If Alcaraz wins today, he will become the second-youngest man to earn six grand slams after Björn Borg. If he were to win in straight sets, he would become the first man to win the US Open without dropping a set. That isn’t a statistic open to Jannik Sinner after he dropped a set to Denis Shapovalov in the third round and then Félix Auger-Aliassime in the semi-final.

Sinner, who has four grand slam titles, is usually so methodical and laser-focused that he ­steamrollers opponents. “AI-generated” is how fourth-round opponent Alexander Bublik described him. That was before Sinner beat him 6-1, 6-1, 6-1 in only one hour and 21 minutes.

For Sinner, the question is: how does one man hit the ball so hard but with such precision, creating overwhelming force on a tennis ball with the delicacy of threading a needle.

Alcaraz is supposed to be the maverick. It is he who can rip a forehand winner that takes the breath away before chaotically shanking a shot off his racket frame in the same game.

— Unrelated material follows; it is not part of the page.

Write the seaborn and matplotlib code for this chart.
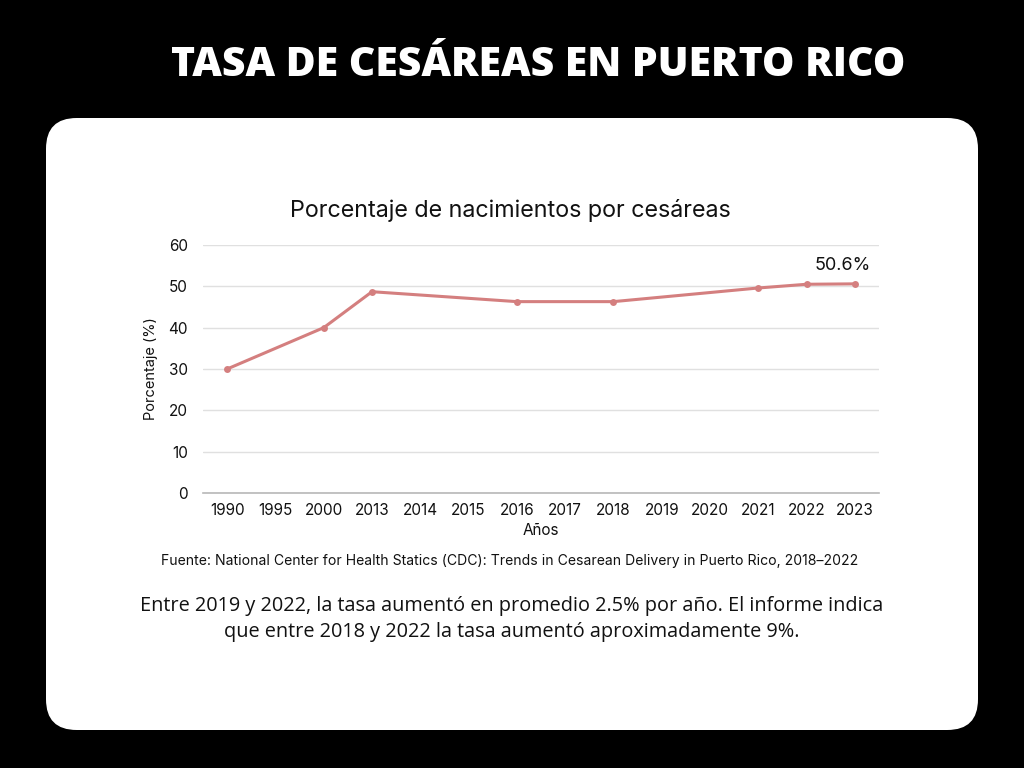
import pandas as pd
import numpy as np
import seaborn as sns
from matplotlib import pyplot as plt
from matplotlib.patches import FancyBboxPatch

# axis categories (every year shown on the x axis)
years = ['1990', '1995', '2000', '2013', '2014', '2015', '2016', '2017',
         '2018', '2019', '2020', '2021', '2022', '2023']
# years that actually have a value, and the rates
data_years = ['1990', '2000', '2013', '2016', '2018', '2021', '2022', '2023']
rates = [30.0, 40.0, 48.7, 46.3, 46.3, 49.6, 50.5, 50.6]
yticks = [0, 10, 20, 30, 40, 50, 60]

df = pd.DataFrame({'Year': data_years, 'Rate': rates})
df['pos'] = df['Year'].map({y: i for i, y in enumerate(years)})

sns.set_theme(style='white')
plt.rcParams['font.family'] = ['Inter', 'DejaVu Sans']

fig = plt.figure(figsize=(10.24, 7.68), dpi=100)
fig.patch.set_facecolor('black')

# white rounded card (behind the axes)
card = FancyBboxPatch((46 / 1024, (768 - 730) / 768), (978 - 46) / 1024, (730 - 118) / 768,
                      boxstyle='round,pad=0,rounding_size=0.03', transform=fig.transFigure,
                      facecolor='white', edgecolor='none', mutation_aspect=1024 / 768, zorder=-5)
fig.patches.append(card)

fig.text(538 / 1024, 1 - 65 / 768, 'TASA DE CESÁREAS EN PUERTO RICO', ha='center', va='center',
         color='white', fontsize=29.4, fontweight='heavy', family=['Open Sans', 'DejaVu Sans'])

ax = fig.add_axes([203 / 1024, 1 - 493 / 768, (879 - 203) / 1024, (493 - 245) / 768])
ax.set_facecolor('white')
sns.lineplot(data=df, x='pos', y='Rate', ax=ax, color='#d47f7f', linewidth=2.2,
             marker='o', markersize=5, markeredgewidth=0)

ax.set_xlim(-0.5, len(years) - 0.5)
ax.set_ylim(0, 60)
ax.set_xticks(range(len(years)))
ax.set_xticklabels(years)
ax.set_yticks(yticks)
ax.tick_params(axis='both', length=0, labelsize=11, colors='#111111')
ax.tick_params(axis='x', pad=7)
ax.tick_params(axis='y', pad=11)
ax.grid(axis='y', color='#e0e0e0', linewidth=1)
ax.set_axisbelow(True)
for s in ['top', 'right', 'left']:
    ax.spines[s].set_visible(False)
ax.spines['bottom'].set_color('#b8b8b8')
ax.spines['bottom'].set_linewidth(1.2)

ax.set_xlabel('Años', fontsize=11, color='#111111', labelpad=4)
ax.set_ylabel('Porcentaje (%)', fontsize=10.5, color='#111111', labelpad=7)

fig.text(510 / 1024, 1 - 211 / 768, 'Porcentaje de nacimientos por cesáreas',
         ha='center', va='center', fontsize=16.8, color='#111111')

last = df.iloc[-1]
ax.annotate(f"{last['Rate']:.1f}%", (last['pos'], last['Rate']), xytext=(-9, 7),
            textcoords='offset points', ha='center', va='bottom', fontsize=13, color='#111111')

fig.text(510 / 1024, 1 - 561 / 768,
         'Fuente: National Center for Health Statics (CDC): Trends in Cesarean Delivery in Puerto Rico, 2018–2022',
         ha='center', va='center', fontsize=10.1, color='#111111')

fig.text(512 / 1024, 1 - 619 / 768,
         'Entre 2019 y 2022, la tasa aumentó en promedio 2.5% por año. El informe indica\n'
         'que entre 2018 y 2022 la tasa aumentó aproximadamente 9%.',
         ha='center', va='center', fontsize=14.3, color='#111111', linespacing=1.45,
         family=['Open Sans', 'DejaVu Sans'])

fig.savefig('out.png', dpi=100, facecolor=fig.get_facecolor())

It is not that either of those descriptions has been untrue across this past fortnight. Sinner still looks like the more reliable player, despite having dropped two sets. Even that is a ridiculous statement to write. They have both set the bar impossibly high with their own brilliance.

Their rivalry feels relatively fresh, but as with all dynasties, the repetition could start to grate

The freshness Sinner has as a result of being forced to take time off due to a doping ban before the French Open has been heavily emphasised. It is not like either of them have ended up playing particularly long matches. But the excitement remains because of the unpredictability. No-one who took even a cursory glance at the French Open final could call this one, because these men can do the impossible.

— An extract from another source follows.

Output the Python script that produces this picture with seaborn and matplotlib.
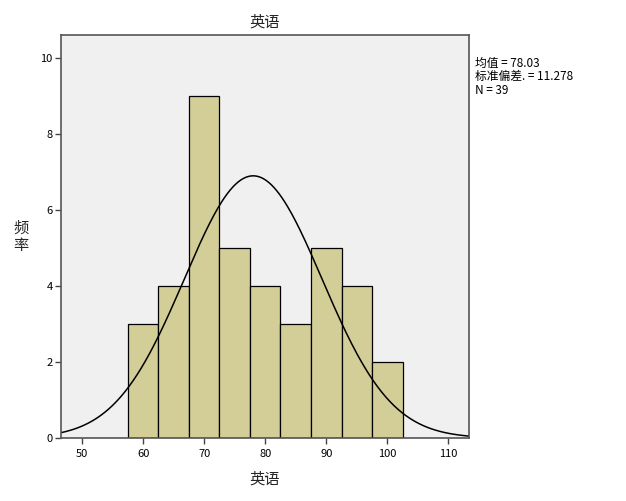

The fact that it is 1-1 between the two in slam finals this year makes this feel far closer to any kind of “finals” concept that the ATP could conceive. Even the way that Sinner was forced to retire in last month’s Cincinnati final against Alcaraz means that the resumption of their rivalry feels ­relatively fresh.

But the question that comes to all dynasties, and this is undoubtedly one, is: when does the repetitiveness start to grate? Even the “Big Three” of Djokovic, Roger Federer and Rafael Nadal became in some ways tiresome – and there were at least three of them, as well as Andy Murray thrown in for good measure.

Today’s final will involve some spectacular tennis. There are bragging rights on the line, beyond winning the US Open. Whoever ­triumphs will also be world number one. But if the finalists’ names can be written in at the draw, it is easy to wonder when the rivalry will move from being box office to bog standard.